The first and the decisive question to be considered *Page 499 by this court is whether the respondent commission possesses authority to make a loan, as contended by the relator.

It should be remembered that the Industrial Commission is an administrative agency possessing only such powers and duties as are conferred on it by the provisions of the Constitution and statutes of Ohio.

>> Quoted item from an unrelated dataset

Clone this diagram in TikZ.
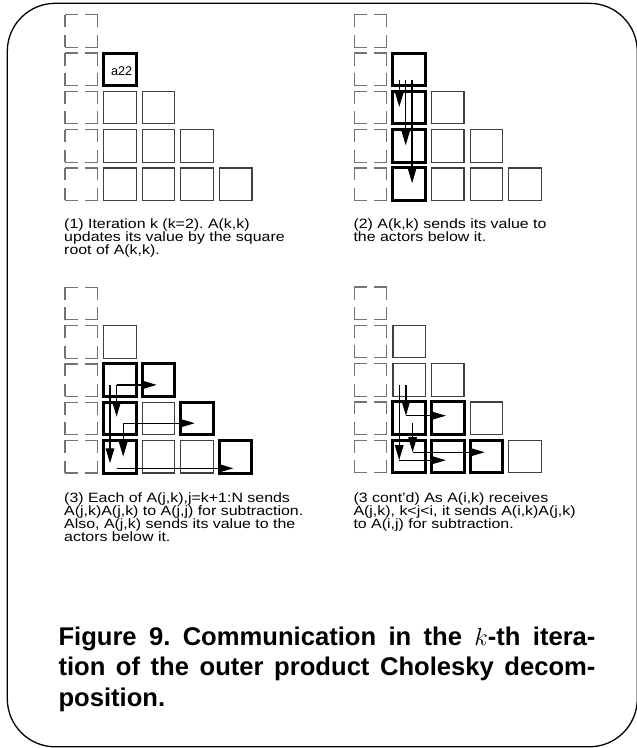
\documentclass[tikz,border=0pt]{standalone}
\usepackage{fontspec}
\setmainfont{Liberation Sans}
\newfontfamily\bodyfont[FakeStretch=1.18]{Liberation Sans}
\newfontfamily\capfont{Liberation Sans}
\usetikzlibrary{arrows.meta}
\frenchspacing
\begin{document}
\begin{tikzpicture}[x=1pt,y=-1pt,
  cellbase/.style={rectangle, inner sep=0pt, outer sep=0pt, minimum size=32.5pt, anchor=north west},
  dcell/.style={cellbase, draw=black!55, line width=1.2pt, dash pattern=on 12.5pt off 7.5pt on 12.5pt off 0pt},
  ncell/.style={cellbase, draw=black!75, line width=1.2pt},
  thk/.style={draw=black, line width=3pt},
  msg/.style={draw=black, line width=1.3pt, -{Triangle[length=15pt,width=8.5pt]}},
  lbl/.style={anchor=base west, inner sep=0pt, font=\bodyfont\fontsize{13.5}{13}\selectfont},
  captext/.style={anchor=base west, inner sep=0pt, font=\capfont\bfseries\fontsize{25.6}{30}\selectfont}]
\useasboundingbox (0,0) rectangle (637,748);

\node[draw, line width=1.3pt, rounded corners=48pt, inner sep=0pt, outer sep=0pt,
  minimum width=630pt, minimum height=743.5pt, anchor=north west] (frame) at (7.3,3.3) {};

\foreach \p/\ox/\oy in {1/65/14.7,2/354.3/14.7,3/65/287.3,4/354.3/287}{
  \foreach \r in {1,...,5}{
    \node[dcell] (p\p-\r-1) at (\ox,{\oy+(\r-1)*38.3}) {};
    \foreach \c in {2,...,5}{
      \ifnum\c>\r\else
        \node[ncell] (p\p-\r-\c) at ({\ox+(\c-1)*38.6},{\oy+(\r-1)*38.3}) {};
      \fi
    }
  }
}

\foreach \n in {p1-2-2,p2-2-2,p2-3-2,p2-4-2,p2-5-2,p3-3-2,p3-3-3,p3-4-2,p3-4-4,p3-5-2,p3-5-5,p4-4-2,p4-4-3,p4-5-2,p4-5-3,p4-5-4}
  \draw[thk] (\n.north west) rectangle (\n.south east);

\node[inner sep=0pt, font=\fontsize{12.7}{14}\selectfont] (a22) at ([shift={(18.1,18.2)}]p1-2-2.north west) {a22};

% panel 2
\draw[msg] ([shift={(6.4,26.6)}]p2-2-2.north west) -- ([shift={(6.4,15.7)}]p2-3-2.north west);
\draw[msg] ([shift={(12.8,26.6)}]p2-2-2.north west) -- ([shift={(12.8,15.7)}]p2-4-2.north west);
\draw[msg] ([shift={(19.2,26.6)}]p2-2-2.north west) -- ([shift={(19.2,15.3)}]p2-5-2.north west);

% panel 3
\coordinate (p3b) at ([shift={(13,21)}]p3-3-2.north west);
\coordinate (p3c) at ([shift={(19.6,21)}]p3-4-2.north west);
\draw[msg] ([shift={(6.4,21)}]p3-3-2.north west) -- ([shift={(6.4,22.8)}]p3-5-2.north west);
\draw[msg] (p3b) -- ([shift={(14.5,21)}]p3-3-3.north west);
\draw[msg] (p3b) -- ([shift={(13,14.5)}]p3-4-2.north west);
\draw[msg] (p3c) -- ([shift={(14,21)}]p3-4-4.north west);
\draw[msg] (p3c) -- ([shift={(19.6,16.2)}]p3-5-2.north west);
\draw[msg] ([shift={(13,27.8)}]p3-5-2.north west) -- ([shift={(14,27.8)}]p3-5-5.north west);

% panel 4
\coordinate (p4e) at ([shift={(13,13.8)}]p4-4-2.north west);
\coordinate (p4f) at ([shift={(6.3,20)}]p4-5-2.north west);
\coordinate (p4g) at ([shift={(19.7,12)}]p4-5-2.north west);
\draw[msg] ([shift={(13,21.4)}]p4-3-2.north west) -- (p4e);
\draw[msg] (p4e) -- ([shift={(14.4,13.8)}]p4-4-3.north west);
\draw[msg] ([shift={(6.3,21.4)}]p4-3-2.north west) -- (p4f);
\draw[msg] (p4f) -- ([shift={(14.4,20)}]p4-5-3.north west);
\draw[msg] ([shift={(19.7,21.4)}]p4-4-2.north west) -- (p4g);
\draw[msg] (p4g) -- ([shift={(14.6,12)}]p4-5-4.north west);

% texts
\node[lbl] (t1a) at (64,228.5) {(1) Iteration k (k=2). A(k,k)};
\node[lbl] (t1b) at (64,241.3) {updates its value by the square};
\node[lbl] (t1c) at (64,254.1) {root of A(k,k).};
\node[lbl] (t2a) at (353.3,228.5) {(2) A(k,k) sends its value to};
\node[lbl] (t2b) at (353.3,241.3) {the actors below it.};
\node[lbl] (t3a) at (64,502.7) {(3) Each of A(j,k),j=k+1:N sends};
\node[lbl] (t3b) at (64,515.5) {A(j,k)A(j,k) to A(j,j) for subtraction.};
\node[lbl] (t3c) at (64,528.3) {Also, A(j,k) sends its value to the};
\node[lbl] (t3d) at (64,541.1) {actors below it.};
\node[lbl] (t4a) at (353.3,502.7) {(3 cont’d) As A(i,k) receives};
\node[lbl] (t4b) at (353.3,515.5) {A(j,k), k<j<i, it sends A(i,k)A(j,k)};
\node[lbl] (t4c) at (353.3,528.3) {to A(i,j) for subtraction.};

\node[captext] (c1) at (58.3,645) {\makebox[537pt][s]{Figure 9. Communication in the $k$-th itera-}};
\node[captext] (c2) at (58.3,675.5) {\makebox[537pt][s]{tion of the outer product Cholesky decom-}};
\node[captext] (c3) at (58.3,706) {position.};
\end{tikzpicture}
\end{document}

A careful study of these discloses no authority whatsoever to make loans.

But did the respondent commission in fact attempt to make a loan and thereby exercise authority it does not possess, or did it act under the authority expressly conferred on it by the provisions of Section 1465-87, General Code, supra, to "commute payments of compensation or benefits to one or more lump sum payments"?

As defined by the Oxford English Dictionary, the word "commute" means "to change (one kind of payment) into or for another; esp. to substitute a single payment for a number of payments * * *."

In the fifth paragraph of the syllabus in the case of Roma v.Industrial Commission, 97 Ohio St. 247, 119 N.E. 461, this court held:

"5. Such award is also subject to the provisions of Section 1465-87, and such board may in cases of special circumstance, and when the same is deemed advisable, and not otherwise, commute the periodical benefits found to be due the claimant by the jury to one or more lump sum payments."

In the instant case the relator signed an "application for lump sum award." In the application he asked that he "be allowed a lump sum payment in the amount of $8,000." As a basis for his request he stated in part "that 14 months ago I bought property located at 4013 E. 131st Str. for $12,000 * * * and if this lump sum is granted, I will be able to live with *Page 500 my wife and six year old daughter with the income of this property." On the reverse side of the signed application appears the text of Section 1465-87, General Code, supra, providing for lump sum payments.

The record fails to show that the relator either requested or was granted a loan. On the contrary the evidence is clear that he requested and was granted a partial lump sum payment of compensation in the amount of $8,000.

Under the circumstances the Court of Appeals was not in error in holding that there was no abuse of discretion by the respondent commission in commuting the relator's payments of compensation in the foregoing manner.

Judgment affirmed.

ZIMMERMAN, STEWART, MIDDLETON, TAFT, MATTHIAS and HART, JJ., concur.